Find the lines with "matplotlib" in them and copy them out.
____ Extracted data
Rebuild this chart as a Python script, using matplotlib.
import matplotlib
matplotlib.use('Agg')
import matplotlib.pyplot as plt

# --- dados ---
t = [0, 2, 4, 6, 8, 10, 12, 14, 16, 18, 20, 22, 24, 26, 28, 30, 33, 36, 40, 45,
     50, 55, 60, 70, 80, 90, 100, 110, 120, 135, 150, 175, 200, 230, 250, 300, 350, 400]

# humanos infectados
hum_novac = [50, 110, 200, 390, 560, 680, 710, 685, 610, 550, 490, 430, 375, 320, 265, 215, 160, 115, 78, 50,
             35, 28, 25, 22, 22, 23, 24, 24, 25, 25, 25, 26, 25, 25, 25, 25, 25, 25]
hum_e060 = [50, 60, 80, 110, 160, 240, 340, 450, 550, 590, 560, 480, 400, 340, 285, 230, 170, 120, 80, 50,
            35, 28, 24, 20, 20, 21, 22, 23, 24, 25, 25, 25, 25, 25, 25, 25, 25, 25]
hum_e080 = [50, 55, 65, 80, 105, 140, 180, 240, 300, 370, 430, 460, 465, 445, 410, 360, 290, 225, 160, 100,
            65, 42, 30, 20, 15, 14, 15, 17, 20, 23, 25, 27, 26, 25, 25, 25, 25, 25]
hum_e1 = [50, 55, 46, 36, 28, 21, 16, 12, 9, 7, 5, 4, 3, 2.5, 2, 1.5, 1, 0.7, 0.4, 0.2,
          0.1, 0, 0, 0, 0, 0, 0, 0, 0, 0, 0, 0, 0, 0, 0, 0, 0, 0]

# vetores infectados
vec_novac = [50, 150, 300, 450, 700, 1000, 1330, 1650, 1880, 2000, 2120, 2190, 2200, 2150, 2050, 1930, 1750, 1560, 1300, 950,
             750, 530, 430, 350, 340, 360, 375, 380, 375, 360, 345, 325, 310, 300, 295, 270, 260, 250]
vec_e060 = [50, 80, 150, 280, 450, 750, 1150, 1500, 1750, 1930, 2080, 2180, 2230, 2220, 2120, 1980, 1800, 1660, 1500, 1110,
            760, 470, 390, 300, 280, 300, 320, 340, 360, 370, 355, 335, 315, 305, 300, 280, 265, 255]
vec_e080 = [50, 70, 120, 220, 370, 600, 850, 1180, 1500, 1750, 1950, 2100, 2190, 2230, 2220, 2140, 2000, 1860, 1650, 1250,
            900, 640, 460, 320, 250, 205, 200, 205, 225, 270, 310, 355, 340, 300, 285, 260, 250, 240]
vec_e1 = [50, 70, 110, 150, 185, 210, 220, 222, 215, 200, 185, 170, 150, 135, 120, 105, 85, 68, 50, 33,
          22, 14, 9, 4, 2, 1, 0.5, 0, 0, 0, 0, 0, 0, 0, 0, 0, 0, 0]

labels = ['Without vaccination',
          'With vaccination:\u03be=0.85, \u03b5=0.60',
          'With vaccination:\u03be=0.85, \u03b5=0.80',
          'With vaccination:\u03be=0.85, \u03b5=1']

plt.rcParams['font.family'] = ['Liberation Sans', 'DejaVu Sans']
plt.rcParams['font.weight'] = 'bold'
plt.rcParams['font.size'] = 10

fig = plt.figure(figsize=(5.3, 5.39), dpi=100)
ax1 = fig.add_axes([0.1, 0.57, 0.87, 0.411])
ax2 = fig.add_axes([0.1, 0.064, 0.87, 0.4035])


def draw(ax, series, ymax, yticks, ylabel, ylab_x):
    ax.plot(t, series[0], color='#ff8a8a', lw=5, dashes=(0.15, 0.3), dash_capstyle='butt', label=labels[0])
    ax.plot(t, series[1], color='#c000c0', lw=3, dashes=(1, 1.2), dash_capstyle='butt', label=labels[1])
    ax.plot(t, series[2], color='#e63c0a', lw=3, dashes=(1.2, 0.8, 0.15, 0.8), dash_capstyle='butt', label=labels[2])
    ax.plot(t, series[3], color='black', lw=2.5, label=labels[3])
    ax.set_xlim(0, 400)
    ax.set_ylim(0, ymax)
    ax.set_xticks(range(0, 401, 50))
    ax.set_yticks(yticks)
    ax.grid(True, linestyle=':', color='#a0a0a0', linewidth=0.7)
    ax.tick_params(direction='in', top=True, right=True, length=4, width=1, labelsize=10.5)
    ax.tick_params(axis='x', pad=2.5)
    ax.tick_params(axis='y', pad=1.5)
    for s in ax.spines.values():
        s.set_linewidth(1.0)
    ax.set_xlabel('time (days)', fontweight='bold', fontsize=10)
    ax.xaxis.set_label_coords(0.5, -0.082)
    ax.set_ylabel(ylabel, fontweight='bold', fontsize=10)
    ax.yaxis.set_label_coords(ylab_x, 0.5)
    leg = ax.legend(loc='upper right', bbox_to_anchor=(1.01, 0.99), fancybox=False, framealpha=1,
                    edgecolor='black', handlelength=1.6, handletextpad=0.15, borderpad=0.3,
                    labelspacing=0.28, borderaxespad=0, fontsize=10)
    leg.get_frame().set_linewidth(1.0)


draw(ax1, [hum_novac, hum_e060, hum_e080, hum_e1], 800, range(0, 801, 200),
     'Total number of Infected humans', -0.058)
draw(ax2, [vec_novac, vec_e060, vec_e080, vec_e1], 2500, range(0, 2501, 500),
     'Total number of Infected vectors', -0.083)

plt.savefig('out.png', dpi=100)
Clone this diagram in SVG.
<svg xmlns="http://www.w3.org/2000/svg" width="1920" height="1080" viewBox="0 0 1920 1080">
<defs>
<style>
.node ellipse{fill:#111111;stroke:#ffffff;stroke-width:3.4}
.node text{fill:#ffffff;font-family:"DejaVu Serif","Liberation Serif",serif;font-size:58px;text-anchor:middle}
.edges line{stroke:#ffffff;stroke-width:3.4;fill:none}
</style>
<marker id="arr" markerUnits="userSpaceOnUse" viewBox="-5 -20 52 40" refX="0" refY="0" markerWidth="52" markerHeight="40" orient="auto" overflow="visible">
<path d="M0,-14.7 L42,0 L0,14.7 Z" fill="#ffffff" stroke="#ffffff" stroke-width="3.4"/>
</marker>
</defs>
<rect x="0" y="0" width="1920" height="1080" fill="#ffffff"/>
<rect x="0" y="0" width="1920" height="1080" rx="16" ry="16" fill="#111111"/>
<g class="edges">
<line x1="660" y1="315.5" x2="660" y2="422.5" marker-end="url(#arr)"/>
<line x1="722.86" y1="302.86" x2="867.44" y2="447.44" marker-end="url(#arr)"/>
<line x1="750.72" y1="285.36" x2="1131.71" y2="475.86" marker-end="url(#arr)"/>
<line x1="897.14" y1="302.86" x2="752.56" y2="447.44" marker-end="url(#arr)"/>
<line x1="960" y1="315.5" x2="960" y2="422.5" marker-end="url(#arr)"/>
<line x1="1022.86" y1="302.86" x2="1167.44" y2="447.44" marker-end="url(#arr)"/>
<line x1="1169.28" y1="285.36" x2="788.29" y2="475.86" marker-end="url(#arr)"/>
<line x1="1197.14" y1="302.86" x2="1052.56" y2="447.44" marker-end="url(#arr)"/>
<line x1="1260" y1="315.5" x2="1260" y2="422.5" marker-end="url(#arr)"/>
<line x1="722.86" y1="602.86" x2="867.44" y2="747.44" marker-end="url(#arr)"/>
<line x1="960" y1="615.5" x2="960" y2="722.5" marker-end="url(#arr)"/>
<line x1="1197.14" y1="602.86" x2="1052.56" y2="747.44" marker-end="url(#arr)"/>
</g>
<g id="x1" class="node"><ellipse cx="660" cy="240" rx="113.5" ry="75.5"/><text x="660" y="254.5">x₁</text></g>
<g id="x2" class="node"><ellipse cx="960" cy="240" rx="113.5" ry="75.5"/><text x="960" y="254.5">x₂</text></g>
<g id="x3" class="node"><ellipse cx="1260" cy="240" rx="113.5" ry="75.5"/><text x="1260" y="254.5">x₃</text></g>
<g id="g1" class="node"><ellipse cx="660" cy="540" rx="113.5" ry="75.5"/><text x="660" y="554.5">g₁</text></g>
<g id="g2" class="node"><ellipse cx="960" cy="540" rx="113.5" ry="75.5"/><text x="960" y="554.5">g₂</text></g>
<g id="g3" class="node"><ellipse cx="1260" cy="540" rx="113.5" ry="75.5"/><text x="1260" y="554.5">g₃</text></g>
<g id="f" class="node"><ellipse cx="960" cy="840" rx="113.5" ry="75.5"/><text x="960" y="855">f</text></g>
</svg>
________
### [Task answer]
Rebuild this chart as a Python script, using matplotlib.
import matplotlib
matplotlib.use('Agg')
import matplotlib.pyplot as plt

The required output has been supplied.